Nautilus International is asking yacht members from the UK and other countries which are not party to the Schengen Agreement to be aware of their legal responsibilities when visiting countries in the European Union, especially Italy.
Members who are not EU nationals – including UK nationals post-Brexit – can only access Schengen states for 90 days in every 180-day rolling period under penalty of removal from the EU and possibly even a ban on re-entry. Crew should recall that the 90/180 day allowance under Schengen is a rolling period that is back-counted from the date of your most recent arrival in Schengen, i.e. when calculating how long you have leave to remain, you should count your days in the Schengen area in the 180 days previous to your latest arrival.
Crew should be stamped out when leaving port so that they are not using up their Schengen allowance.
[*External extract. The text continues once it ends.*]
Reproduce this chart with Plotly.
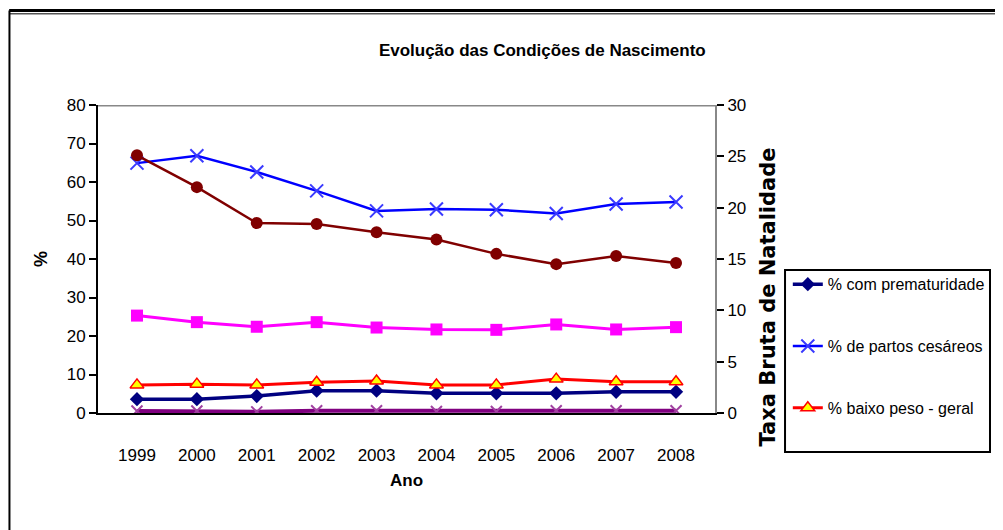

However, since last year yacht members have experienced some issues when departing from several ports, mainly in Italy, as a result of how local immigration officials have interpreted EU Directive 2016/399 and case law from a Dutch court.
Most countries stamp out crew once they board their vessel prior to departure, as they view this as 'exiting' the country. However, some ports are now taking the view that stepping onto the boat does not count as crossing the 'border', stating that the vessel needs to depart for non-Schengen waters in order to be 'exiting', and are therefore refusing to stamp out crew until the captain advises the port that they are imminently leaving for non-EU waters. The flag of the vessel is irrelevant in all cases that have been brought to the Union's attention – even if it is a Schengen vessel, it is the nationality of each crew member that matters.
Nautilus is concerned that more countries will start to apply this interpretation. However, the Union's understanding is that France and Spain have no intentions to do so in the short term. In the meantime, Nautilus has been advised that shipping agents are working with their national association to ask the Italian government to return to previous interpretations of the rules.
Since not all ports in Italy are invoking the regulation, crew are encouraged to get their shipping agent to find out which ports will stamp them out before departure so that they can receive a stamp and cease using up their Schengen allowance.
Some members have also found that their Schengen days are being used up while their vessel is in wet or dry docks for extended periods. This has been observed across Europe.
Crew who will be in a dry/wet dock for an extended period are advised to discuss with their shipping agents and local immigration if a working/residents visa is applicable. However, this may not always be suitable due to tax implications. Another option is to speak with the employer about whether a rotational contract is appropriate.